Let $A$, $B$ be smooth submanifolds of a smooth manifold $M$ and $X\in C^\infty(TM)$ a vector field such following its flow $\xi^X$ gives a diffeomorphism between $A$ and $B$. Suppose also that $P\subseteq C^\infty(TM)$ is a finite dimensional subspace such that, for every $E\in P$, following $\xi^{X+E}$ also gives a diffeomorphism between $A$ and $B$ (in my particular setup $A$ and $B$ are regular levels of a smooth function with no critical levels in between, $X$ is a gradient-like vector field and the elements of $P$ are used to perturb $X$).
Consider the map $$ \begin{array}{rccc} \psi:&A\times P&\longrightarrow & B\\ &(p,E)&\longmapsto &\xi^{X+E}_{t_{p,E}}(p) \end{array}. $$ where $t_{p,E}$ is the exact time needed to reach $B$ from $p$ under de flow of $X+E$.

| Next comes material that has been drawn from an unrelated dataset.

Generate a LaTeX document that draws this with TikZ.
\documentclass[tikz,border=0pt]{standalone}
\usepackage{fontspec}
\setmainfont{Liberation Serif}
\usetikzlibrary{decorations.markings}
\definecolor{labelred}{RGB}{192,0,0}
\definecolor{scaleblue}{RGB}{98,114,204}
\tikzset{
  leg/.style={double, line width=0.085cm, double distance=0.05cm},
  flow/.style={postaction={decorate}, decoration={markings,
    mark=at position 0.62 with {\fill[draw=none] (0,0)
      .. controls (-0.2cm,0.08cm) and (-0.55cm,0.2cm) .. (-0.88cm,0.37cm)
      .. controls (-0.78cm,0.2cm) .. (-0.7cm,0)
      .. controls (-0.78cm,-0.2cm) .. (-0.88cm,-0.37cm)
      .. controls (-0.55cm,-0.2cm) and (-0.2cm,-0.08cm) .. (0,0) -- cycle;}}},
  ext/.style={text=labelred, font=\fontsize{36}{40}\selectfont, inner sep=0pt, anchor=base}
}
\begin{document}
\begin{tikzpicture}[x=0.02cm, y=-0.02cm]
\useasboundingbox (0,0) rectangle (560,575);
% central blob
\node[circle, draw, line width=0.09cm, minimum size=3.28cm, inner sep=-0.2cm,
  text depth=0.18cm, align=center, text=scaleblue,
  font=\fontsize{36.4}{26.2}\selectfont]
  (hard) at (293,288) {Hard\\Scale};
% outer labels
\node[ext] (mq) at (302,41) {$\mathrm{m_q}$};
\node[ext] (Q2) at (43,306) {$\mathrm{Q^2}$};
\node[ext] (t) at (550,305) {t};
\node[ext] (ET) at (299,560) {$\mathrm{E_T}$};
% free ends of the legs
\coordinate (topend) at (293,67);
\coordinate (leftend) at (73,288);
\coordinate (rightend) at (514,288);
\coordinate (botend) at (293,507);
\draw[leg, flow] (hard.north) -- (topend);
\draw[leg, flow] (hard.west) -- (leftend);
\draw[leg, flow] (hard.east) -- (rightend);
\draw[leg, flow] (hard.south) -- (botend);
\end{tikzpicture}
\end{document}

Consider also the map $$ \begin{array}{rccc} \Phi_{p,t}:&P&\longrightarrow & M\\ &E&\longmapsto &\xi^{X+E}_t(p) \end{array}. $$
Fixing $x\in A$ we have $\psi_x:=\psi(x,\cdot):P\rightarrow B$.
What is the relation between $d_E\psi_x$ and $d_E\Phi_{x,t_{x,E}}$?
I'm going to assume your notation means that the $E$ in the (sub-)subscript of $\Phi_{x, t_{x,E}}$ is not varying with your derivative (otherwise it's pretty straightforward to check that your two derivatives are equal).
For each $x$ you have a map $\tau_x : P \to \mathbb{R}$ given by $\tau_x(E) = t_{x,E}$. With these notations we'll show $$ d\psi_x|_E = d\Phi_{x, \tau_x(E)}|_E + (X + E)_{\psi(x,E)} \cdot d\tau_x|_E, $$ where the rightmost term is to be interpreted in the obvious way as a map $T_E P \to T_{\psi(x,E)}B$.
Checking this is just a matter of applying definitions and the chain rule. We have a map $\xi : P \times \mathbb{R} \to M$ with $\xi(E, s) = \xi^{X+E}_s$. We use the notations \begin{align} (\partial_P \xi)|_{E, s} &: T_E P \to T_{\xi(E, s)} M \\ (\partial_{\mathbb{R}} \xi)|_{E, s} &: \mathbb{R} \to T_{\xi(E,s)} M \end{align} for the partial derivatives. We can compute these more explicitly: for the $P$ partial, we have $$ (\partial_P\xi)|_{E, s} = d\Phi_{x, s}|_E $$ while for the $\mathbb{R}$ partial, $$ (\partial_{\mathbb{R}}\xi)|_{E, s} = (X + E)_{\psi(x, E)}. $$ (These both follow immediately from the definitions.)
Then given $E, F \in P$, the element $d\psi_x|_E(F)$ of $T_{\psi(x,E)}B$ is given by \begin{align} d\psi_x|_E(F) &= \frac{d}{dt}\Big|_{t = 0} \xi\big(E + tF, \tau_x(E + tF)\big) \\ &= (\partial_P \xi)|_{E, \tau_x(E)}(F) + (\partial_{\mathbb{R}}\xi)|_{E, \tau_x(E)} \cdot d\tau_x|_E(F) \\ &= d\Phi_{x, \tau_x(E)}|_E(F) + (X + E)_{\psi(x, E)} \cdot d\tau_x|_E(F) , \end{align} as claimed.